Plotting code records
++++++

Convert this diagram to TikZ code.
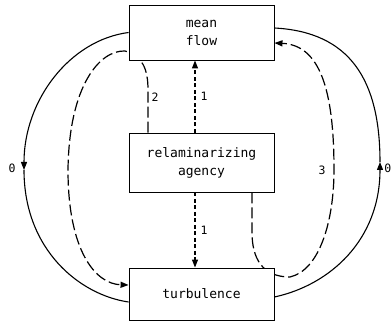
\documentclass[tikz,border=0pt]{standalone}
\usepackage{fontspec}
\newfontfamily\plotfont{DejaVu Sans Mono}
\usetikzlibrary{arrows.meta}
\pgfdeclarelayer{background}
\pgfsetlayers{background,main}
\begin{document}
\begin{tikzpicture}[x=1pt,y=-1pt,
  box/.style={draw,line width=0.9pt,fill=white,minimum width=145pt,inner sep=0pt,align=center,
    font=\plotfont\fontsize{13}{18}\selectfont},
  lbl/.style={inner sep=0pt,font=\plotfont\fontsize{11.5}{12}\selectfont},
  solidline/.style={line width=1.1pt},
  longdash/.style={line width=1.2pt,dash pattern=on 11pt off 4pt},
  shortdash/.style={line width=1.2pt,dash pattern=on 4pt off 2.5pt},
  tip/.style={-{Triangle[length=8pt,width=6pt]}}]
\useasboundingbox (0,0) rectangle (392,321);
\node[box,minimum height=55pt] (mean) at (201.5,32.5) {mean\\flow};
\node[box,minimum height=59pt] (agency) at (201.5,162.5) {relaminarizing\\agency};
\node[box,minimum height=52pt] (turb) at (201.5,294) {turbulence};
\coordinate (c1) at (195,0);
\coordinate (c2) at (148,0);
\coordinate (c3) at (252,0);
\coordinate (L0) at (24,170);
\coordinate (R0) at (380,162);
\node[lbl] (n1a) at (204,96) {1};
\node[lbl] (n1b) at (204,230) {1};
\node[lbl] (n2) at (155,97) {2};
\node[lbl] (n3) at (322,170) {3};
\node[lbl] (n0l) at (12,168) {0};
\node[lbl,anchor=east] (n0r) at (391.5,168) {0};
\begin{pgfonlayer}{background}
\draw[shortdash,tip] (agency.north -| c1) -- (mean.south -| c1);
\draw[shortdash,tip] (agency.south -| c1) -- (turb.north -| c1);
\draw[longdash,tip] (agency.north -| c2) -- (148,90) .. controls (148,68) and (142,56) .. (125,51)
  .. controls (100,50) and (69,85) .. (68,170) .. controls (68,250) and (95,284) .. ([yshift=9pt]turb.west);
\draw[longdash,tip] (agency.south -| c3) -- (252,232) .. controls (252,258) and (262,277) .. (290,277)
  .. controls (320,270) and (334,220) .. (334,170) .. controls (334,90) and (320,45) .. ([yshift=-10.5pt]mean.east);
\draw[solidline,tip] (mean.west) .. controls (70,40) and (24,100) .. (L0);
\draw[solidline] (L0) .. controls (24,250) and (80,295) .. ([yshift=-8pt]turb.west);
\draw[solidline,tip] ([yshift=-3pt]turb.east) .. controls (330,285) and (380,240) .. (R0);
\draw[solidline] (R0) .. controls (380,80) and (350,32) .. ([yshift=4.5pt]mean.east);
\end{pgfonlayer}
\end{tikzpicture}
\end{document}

++++++

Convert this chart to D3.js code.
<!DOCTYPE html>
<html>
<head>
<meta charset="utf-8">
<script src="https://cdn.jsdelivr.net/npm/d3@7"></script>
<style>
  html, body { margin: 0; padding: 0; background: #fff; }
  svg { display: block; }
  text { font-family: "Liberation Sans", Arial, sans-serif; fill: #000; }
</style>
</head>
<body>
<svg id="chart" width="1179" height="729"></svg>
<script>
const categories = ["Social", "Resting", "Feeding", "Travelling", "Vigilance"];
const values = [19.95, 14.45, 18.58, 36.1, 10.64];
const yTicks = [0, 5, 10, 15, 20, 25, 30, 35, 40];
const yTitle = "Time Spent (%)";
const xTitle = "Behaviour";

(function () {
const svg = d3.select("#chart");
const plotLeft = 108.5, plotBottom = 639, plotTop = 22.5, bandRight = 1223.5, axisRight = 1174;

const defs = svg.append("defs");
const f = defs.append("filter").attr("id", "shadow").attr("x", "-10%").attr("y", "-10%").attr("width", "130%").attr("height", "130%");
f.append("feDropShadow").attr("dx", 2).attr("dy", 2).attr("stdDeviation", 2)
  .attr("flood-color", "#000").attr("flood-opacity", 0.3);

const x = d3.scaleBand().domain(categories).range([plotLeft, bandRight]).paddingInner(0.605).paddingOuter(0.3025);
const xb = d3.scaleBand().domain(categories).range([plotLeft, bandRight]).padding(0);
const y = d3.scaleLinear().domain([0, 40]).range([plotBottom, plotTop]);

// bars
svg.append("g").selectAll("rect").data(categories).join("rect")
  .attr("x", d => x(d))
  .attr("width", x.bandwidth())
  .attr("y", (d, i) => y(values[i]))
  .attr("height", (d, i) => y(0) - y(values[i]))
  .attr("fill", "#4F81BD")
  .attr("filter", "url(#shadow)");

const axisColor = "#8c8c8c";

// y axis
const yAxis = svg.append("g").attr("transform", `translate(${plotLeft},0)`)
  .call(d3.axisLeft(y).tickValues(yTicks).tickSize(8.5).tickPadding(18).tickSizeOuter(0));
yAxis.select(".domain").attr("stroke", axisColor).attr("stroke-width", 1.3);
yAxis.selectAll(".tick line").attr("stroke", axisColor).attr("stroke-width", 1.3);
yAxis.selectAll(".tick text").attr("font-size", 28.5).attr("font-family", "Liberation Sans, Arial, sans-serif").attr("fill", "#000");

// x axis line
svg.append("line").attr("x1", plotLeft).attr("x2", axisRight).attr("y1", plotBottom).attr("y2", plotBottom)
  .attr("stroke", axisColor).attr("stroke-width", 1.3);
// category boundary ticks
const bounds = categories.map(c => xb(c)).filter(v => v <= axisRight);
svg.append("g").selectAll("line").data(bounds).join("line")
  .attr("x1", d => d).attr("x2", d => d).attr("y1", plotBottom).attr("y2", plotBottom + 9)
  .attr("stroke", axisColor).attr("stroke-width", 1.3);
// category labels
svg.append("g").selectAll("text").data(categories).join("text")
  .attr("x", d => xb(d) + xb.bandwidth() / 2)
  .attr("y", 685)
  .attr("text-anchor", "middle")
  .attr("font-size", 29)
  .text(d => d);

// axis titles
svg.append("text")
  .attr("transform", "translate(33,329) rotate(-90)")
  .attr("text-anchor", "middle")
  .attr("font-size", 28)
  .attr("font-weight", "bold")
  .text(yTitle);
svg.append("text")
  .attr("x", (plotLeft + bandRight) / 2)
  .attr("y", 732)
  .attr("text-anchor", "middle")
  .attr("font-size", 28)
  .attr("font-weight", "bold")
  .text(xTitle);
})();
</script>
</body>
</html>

++++++

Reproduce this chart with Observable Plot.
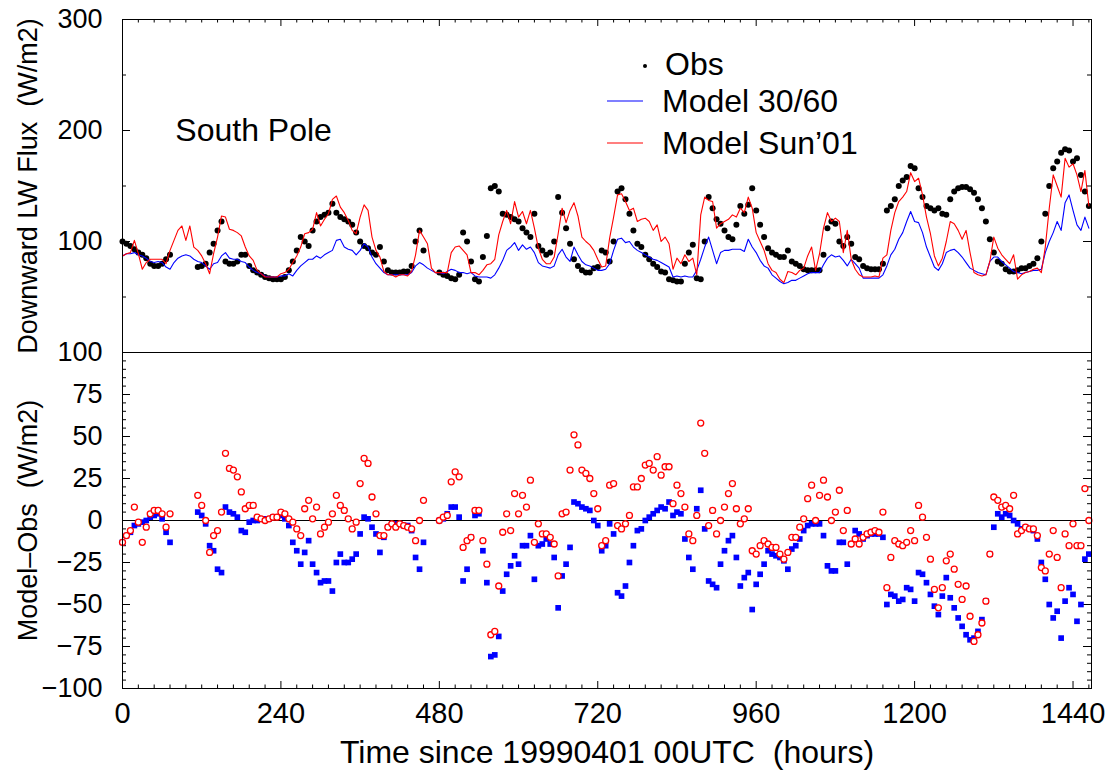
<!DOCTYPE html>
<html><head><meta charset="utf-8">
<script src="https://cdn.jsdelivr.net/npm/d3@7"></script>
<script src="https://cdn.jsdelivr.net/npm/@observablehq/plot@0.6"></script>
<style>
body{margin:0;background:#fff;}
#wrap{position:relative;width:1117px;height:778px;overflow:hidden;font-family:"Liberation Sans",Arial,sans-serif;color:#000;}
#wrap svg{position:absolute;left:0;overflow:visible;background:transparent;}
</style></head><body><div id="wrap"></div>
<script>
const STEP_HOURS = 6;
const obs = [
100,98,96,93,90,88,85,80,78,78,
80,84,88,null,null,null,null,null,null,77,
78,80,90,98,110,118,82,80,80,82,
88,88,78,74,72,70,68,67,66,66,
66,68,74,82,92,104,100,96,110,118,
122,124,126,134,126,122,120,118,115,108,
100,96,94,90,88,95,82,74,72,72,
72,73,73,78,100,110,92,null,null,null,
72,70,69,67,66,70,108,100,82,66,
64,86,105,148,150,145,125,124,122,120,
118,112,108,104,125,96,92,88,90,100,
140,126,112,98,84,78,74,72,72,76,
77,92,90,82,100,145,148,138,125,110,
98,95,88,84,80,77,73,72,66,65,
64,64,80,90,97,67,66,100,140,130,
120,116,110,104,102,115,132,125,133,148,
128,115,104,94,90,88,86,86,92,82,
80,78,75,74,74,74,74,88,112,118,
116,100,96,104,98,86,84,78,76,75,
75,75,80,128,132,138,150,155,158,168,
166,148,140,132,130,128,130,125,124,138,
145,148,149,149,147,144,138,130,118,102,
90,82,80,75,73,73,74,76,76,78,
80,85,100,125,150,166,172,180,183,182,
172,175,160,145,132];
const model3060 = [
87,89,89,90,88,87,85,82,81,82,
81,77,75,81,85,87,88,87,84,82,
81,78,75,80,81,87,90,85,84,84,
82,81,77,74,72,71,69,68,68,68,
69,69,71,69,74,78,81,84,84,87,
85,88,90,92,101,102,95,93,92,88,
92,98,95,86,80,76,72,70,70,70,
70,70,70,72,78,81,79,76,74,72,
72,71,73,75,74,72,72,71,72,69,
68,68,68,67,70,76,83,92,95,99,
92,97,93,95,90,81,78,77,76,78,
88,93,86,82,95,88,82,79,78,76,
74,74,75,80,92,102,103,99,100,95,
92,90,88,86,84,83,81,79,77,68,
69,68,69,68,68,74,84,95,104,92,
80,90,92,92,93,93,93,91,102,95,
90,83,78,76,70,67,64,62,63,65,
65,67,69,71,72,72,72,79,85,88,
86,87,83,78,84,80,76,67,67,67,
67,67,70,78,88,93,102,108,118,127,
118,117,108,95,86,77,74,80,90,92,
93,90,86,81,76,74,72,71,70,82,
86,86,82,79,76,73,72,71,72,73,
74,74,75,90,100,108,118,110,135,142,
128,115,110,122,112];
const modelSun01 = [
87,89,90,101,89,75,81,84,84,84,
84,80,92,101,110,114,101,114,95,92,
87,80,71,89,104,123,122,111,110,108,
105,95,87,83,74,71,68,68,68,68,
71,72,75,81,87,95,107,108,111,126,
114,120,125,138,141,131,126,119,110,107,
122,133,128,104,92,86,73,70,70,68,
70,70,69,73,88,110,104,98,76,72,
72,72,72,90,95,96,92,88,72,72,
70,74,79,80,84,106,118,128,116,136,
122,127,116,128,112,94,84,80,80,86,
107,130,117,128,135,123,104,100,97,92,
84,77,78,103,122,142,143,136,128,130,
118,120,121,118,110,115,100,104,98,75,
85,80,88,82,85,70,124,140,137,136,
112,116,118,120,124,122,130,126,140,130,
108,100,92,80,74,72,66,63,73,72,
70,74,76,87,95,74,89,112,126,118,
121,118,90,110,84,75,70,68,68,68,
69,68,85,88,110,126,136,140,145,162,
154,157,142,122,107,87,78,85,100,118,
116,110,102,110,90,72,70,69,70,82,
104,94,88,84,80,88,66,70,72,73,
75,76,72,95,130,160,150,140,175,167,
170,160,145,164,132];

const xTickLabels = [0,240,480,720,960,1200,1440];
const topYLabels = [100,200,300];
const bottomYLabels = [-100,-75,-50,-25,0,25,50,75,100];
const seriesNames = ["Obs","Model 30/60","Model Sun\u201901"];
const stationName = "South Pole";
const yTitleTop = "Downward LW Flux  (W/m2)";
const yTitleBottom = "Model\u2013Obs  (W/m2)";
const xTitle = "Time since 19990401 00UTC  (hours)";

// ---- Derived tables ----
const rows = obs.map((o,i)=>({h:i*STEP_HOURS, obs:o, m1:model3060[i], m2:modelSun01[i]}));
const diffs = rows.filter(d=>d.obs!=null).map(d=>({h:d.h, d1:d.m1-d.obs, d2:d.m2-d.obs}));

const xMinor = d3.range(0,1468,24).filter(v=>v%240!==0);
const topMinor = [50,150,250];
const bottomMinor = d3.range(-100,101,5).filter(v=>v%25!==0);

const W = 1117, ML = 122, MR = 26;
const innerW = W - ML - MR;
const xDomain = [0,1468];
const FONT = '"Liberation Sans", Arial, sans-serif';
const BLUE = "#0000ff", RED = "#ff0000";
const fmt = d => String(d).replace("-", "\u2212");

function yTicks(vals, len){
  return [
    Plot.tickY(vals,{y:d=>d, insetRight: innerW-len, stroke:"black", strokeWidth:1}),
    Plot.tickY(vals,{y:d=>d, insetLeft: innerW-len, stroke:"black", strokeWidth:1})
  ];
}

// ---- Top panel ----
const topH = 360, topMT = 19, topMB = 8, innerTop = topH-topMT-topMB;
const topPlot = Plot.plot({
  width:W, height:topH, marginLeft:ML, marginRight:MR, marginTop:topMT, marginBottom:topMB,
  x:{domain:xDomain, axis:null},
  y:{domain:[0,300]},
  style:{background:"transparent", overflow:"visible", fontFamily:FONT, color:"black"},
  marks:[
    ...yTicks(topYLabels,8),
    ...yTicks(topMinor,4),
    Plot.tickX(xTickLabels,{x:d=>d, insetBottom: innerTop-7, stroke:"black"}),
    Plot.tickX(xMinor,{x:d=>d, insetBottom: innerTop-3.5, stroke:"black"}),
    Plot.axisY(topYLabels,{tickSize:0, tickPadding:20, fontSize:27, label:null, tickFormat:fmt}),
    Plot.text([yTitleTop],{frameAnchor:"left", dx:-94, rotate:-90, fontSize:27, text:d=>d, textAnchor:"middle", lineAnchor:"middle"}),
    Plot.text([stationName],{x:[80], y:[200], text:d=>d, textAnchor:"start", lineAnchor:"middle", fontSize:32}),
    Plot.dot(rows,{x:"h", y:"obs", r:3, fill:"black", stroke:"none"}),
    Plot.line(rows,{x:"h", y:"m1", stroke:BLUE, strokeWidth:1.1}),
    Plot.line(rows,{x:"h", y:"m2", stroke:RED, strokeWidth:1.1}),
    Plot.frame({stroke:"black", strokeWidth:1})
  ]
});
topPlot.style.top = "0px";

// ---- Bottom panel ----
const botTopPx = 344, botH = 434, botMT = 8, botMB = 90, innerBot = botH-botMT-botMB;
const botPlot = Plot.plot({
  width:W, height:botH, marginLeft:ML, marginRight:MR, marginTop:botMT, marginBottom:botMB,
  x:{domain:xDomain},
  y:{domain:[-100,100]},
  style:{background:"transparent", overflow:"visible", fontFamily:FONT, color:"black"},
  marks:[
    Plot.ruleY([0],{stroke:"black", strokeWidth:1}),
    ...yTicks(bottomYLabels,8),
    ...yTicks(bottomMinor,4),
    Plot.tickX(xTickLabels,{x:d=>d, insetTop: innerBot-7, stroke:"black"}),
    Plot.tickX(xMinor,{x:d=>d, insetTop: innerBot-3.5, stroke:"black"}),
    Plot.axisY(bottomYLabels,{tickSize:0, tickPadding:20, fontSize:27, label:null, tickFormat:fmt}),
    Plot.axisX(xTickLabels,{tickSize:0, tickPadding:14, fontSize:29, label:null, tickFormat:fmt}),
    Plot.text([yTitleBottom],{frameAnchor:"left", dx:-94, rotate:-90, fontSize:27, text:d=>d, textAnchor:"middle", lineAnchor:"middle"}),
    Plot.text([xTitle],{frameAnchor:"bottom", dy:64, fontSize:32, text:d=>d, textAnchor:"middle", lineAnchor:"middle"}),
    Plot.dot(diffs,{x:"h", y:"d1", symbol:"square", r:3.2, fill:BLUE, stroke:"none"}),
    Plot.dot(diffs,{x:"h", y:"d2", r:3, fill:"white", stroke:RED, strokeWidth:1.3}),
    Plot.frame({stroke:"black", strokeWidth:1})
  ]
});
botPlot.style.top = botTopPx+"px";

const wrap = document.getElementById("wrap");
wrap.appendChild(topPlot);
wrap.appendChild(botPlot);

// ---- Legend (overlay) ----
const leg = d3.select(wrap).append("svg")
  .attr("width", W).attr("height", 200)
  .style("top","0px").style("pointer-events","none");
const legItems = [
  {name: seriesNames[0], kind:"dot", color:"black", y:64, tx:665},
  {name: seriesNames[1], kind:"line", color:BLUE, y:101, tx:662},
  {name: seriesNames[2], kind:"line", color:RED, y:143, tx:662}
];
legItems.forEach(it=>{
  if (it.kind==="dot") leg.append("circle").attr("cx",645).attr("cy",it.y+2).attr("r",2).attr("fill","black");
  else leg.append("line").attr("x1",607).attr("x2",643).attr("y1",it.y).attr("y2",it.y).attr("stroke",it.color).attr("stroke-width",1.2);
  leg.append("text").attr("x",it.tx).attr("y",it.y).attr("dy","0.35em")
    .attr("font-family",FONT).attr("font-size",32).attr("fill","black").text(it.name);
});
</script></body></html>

++++++

### To be done
Look through the entries above for the word "Convert". Copy every line where it shows up.

### Task solution
Convert this diagram to TikZ code.
Convert this chart to D3.js code.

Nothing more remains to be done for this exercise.